*Task description:* Write out every line of the material as it stands, apart from the pictures.

● ● ● ● ● ● ●

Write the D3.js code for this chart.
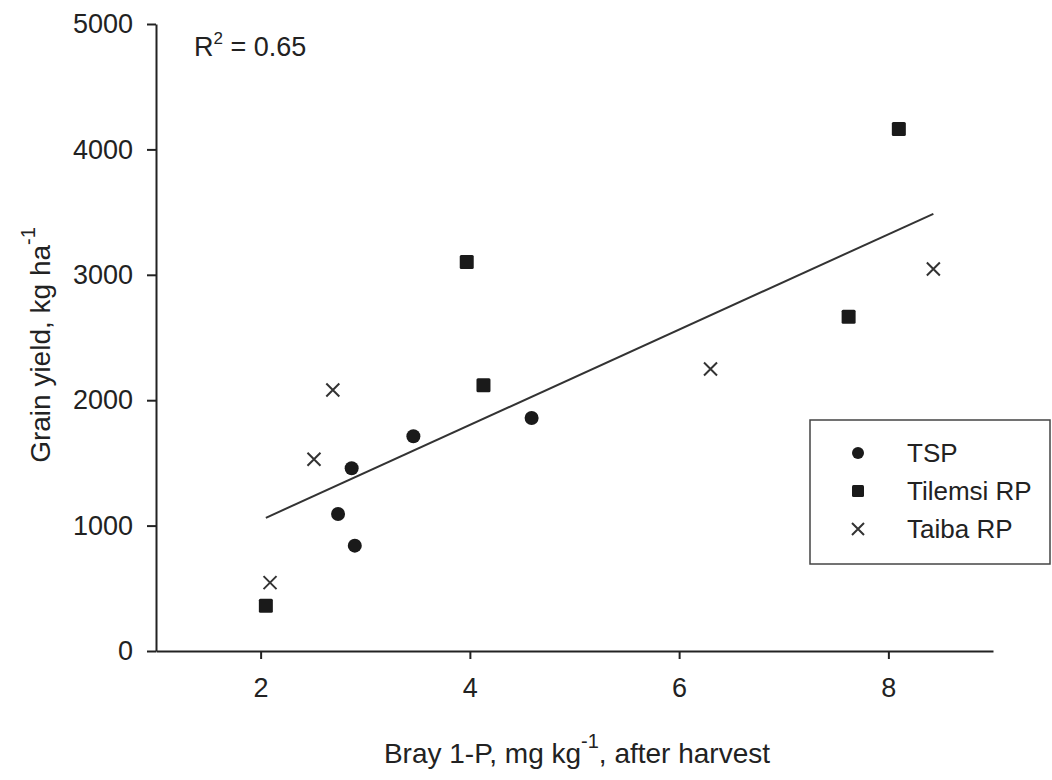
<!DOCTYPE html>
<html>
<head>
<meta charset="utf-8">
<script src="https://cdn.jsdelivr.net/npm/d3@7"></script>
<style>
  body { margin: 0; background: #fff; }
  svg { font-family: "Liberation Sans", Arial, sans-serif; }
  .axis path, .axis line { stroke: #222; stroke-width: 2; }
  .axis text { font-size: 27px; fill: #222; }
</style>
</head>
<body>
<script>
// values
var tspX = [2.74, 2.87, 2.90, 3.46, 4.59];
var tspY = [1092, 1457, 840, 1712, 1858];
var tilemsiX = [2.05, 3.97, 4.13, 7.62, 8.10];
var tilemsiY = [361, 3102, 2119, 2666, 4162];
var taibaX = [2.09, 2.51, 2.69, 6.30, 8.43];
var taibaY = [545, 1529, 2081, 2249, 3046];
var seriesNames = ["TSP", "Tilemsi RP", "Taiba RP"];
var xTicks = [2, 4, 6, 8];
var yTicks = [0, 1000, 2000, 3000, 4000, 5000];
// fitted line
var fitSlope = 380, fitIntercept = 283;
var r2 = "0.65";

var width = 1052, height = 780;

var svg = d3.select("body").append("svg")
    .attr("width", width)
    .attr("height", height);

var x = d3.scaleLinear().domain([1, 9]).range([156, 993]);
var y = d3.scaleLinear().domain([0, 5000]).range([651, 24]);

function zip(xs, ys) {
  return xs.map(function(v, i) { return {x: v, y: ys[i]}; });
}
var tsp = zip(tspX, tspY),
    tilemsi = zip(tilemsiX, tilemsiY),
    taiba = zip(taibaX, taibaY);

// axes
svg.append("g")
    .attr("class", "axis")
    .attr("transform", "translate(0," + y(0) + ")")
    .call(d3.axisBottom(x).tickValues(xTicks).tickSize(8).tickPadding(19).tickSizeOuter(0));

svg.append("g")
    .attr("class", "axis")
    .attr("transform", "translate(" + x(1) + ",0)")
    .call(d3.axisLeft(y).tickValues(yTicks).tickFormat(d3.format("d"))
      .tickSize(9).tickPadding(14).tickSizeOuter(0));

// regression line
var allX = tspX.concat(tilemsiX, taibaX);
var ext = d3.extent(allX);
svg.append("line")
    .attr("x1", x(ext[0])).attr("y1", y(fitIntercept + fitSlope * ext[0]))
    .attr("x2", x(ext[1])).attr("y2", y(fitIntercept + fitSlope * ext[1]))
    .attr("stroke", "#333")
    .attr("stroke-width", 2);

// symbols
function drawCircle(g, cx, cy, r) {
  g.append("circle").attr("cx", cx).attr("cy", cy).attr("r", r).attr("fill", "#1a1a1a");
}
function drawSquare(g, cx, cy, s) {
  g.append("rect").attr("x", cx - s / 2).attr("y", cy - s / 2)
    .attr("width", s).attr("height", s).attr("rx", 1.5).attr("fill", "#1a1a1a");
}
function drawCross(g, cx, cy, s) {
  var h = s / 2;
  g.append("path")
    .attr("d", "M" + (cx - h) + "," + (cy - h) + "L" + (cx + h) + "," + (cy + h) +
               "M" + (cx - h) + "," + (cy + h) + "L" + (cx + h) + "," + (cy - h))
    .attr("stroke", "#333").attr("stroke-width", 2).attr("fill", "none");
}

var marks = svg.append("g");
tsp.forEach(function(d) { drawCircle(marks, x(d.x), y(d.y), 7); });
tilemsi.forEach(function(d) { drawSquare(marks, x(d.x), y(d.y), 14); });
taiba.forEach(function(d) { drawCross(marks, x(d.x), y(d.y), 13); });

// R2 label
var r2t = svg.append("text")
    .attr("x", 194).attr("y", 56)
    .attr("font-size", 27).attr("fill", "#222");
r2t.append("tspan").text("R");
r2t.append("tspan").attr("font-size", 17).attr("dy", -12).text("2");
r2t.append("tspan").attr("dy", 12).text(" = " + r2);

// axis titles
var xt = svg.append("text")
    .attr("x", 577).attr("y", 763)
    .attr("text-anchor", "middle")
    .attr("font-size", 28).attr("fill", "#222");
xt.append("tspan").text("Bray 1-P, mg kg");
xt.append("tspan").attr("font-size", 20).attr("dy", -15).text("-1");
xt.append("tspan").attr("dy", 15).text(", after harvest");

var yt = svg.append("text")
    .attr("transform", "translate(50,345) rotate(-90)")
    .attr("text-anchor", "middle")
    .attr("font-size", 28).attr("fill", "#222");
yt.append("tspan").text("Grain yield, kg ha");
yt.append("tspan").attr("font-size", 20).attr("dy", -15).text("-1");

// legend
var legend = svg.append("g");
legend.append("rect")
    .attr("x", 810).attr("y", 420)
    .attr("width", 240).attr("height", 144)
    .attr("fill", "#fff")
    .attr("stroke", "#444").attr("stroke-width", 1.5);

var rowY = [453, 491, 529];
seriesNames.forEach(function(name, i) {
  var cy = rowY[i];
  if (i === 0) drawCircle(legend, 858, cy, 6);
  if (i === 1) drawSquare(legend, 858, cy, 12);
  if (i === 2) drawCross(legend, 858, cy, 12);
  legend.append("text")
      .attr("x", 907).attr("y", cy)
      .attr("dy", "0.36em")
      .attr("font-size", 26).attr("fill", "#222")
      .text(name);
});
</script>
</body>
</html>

● ● ● ● ● ● ●

*Response to this task:*
Write the D3.js code for this chart.
<!DOCTYPE html>
<html>
<head>
<meta charset="utf-8">
<script src="https://cdn.jsdelivr.net/npm/d3@7"></script>
<style>
  body { margin: 0; background: #fff; }
  svg { font-family: "Liberation Sans", Arial, sans-serif; }
  .axis path, .axis line { stroke: #222; stroke-width: 2; }
  .axis text { font-size: 27px; fill: #222; }
</style>
</head>
<body>
<script>
// values
var tspX = [2.74, 2.87, 2.90, 3.46, 4.59];
var tspY = [1092, 1457, 840, 1712, 1858];
var tilemsiX = [2.05, 3.97, 4.13, 7.62, 8.10];
var tilemsiY = [361, 3102, 2119, 2666, 4162];
var taibaX = [2.09, 2.51, 2.69, 6.30, 8.43];
var taibaY = [545, 1529, 2081, 2249, 3046];
var seriesNames = ["TSP", "Tilemsi RP", "Taiba RP"];
var xTicks = [2, 4, 6, 8];
var yTicks = [0, 1000, 2000, 3000, 4000, 5000];
// fitted line
var fitSlope = 380, fitIntercept = 283;
var r2 = "0.65";

var width = 1052, height = 780;

var svg = d3.select("body").append("svg")
    .attr("width", width)
    .attr("height", height);

var x = d3.scaleLinear().domain([1, 9]).range([156, 993]);
var y = d3.scaleLinear().domain([0, 5000]).range([651, 24]);

function zip(xs, ys) {
  return xs.map(function(v, i) { return {x: v, y: ys[i]}; });
}
var tsp = zip(tspX, tspY),
    tilemsi = zip(tilemsiX, tilemsiY),
    taiba = zip(taibaX, taibaY);

// axes
svg.append("g")
    .attr("class", "axis")
    .attr("transform", "translate(0," + y(0) + ")")
    .call(d3.axisBottom(x).tickValues(xTicks).tickSize(8).tickPadding(19).tickSizeOuter(0));

svg.append("g")
    .attr("class", "axis")
    .attr("transform", "translate(" + x(1) + ",0)")
    .call(d3.axisLeft(y).tickValues(yTicks).tickFormat(d3.format("d"))
      .tickSize(9).tickPadding(14).tickSizeOuter(0));

// regression line
var allX = tspX.concat(tilemsiX, taibaX);
var ext = d3.extent(allX);
svg.append("line")
    .attr("x1", x(ext[0])).attr("y1", y(fitIntercept + fitSlope * ext[0]))
    .attr("x2", x(ext[1])).attr("y2", y(fitIntercept + fitSlope * ext[1]))
    .attr("stroke", "#333")
    .attr("stroke-width", 2);

// symbols
function drawCircle(g, cx, cy, r) {
  g.append("circle").attr("cx", cx).attr("cy", cy).attr("r", r).attr("fill", "#1a1a1a");
}
function drawSquare(g, cx, cy, s) {
  g.append("rect").attr("x", cx - s / 2).attr("y", cy - s / 2)
    .attr("width", s).attr("height", s).attr("rx", 1.5).attr("fill", "#1a1a1a");
}
function drawCross(g, cx, cy, s) {
  var h = s / 2;
  g.append("path")
    .attr("d", "M" + (cx - h) + "," + (cy - h) + "L" + (cx + h) + "," + (cy + h) +
               "M" + (cx - h) + "," + (cy + h) + "L" + (cx + h) + "," + (cy - h))
    .attr("stroke", "#333").attr("stroke-width", 2).attr("fill", "none");
}

var marks = svg.append("g");
tsp.forEach(function(d) { drawCircle(marks, x(d.x), y(d.y), 7); });
tilemsi.forEach(function(d) { drawSquare(marks, x(d.x), y(d.y), 14); });
taiba.forEach(function(d) { drawCross(marks, x(d.x), y(d.y), 13); });

// R2 label
var r2t = svg.append("text")
    .attr("x", 194).attr("y", 56)
    .attr("font-size", 27).attr("fill", "#222");
r2t.append("tspan").text("R");
r2t.append("tspan").attr("font-size", 17).attr("dy", -12).text("2");
r2t.append("tspan").attr("dy", 12).text(" = " + r2);

// axis titles
var xt = svg.append("text")
    .attr("x", 577).attr("y", 763)
    .attr("text-anchor", "middle")
    .attr("font-size", 28).attr("fill", "#222");
xt.append("tspan").text("Bray 1-P, mg kg");
xt.append("tspan").attr("font-size", 20).attr("dy", -15).text("-1");
xt.append("tspan").attr("dy", 15).text(", after harvest");

var yt = svg.append("text")
    .attr("transform", "translate(50,345) rotate(-90)")
    .attr("text-anchor", "middle")
    .attr("font-size", 28).attr("fill", "#222");
yt.append("tspan").text("Grain yield, kg ha");
yt.append("tspan").attr("font-size", 20).attr("dy", -15).text("-1");

// legend
var legend = svg.append("g");
legend.append("rect")
    .attr("x", 810).attr("y", 420)
    .attr("width", 240).attr("height", 144)
    .attr("fill", "#fff")
    .attr("stroke", "#444").attr("stroke-width", 1.5);

var rowY = [453, 491, 529];
seriesNames.forEach(function(name, i) {
  var cy = rowY[i];
  if (i === 0) drawCircle(legend, 858, cy, 6);
  if (i === 1) drawSquare(legend, 858, cy, 12);
  if (i === 2) drawCross(legend, 858, cy, 12);
  legend.append("text")
      .attr("x", 907).attr("y", cy)
      .attr("dy", "0.36em")
      .attr("font-size", 26).attr("fill", "#222")
      .text(name);
});
</script>
</body>
</html>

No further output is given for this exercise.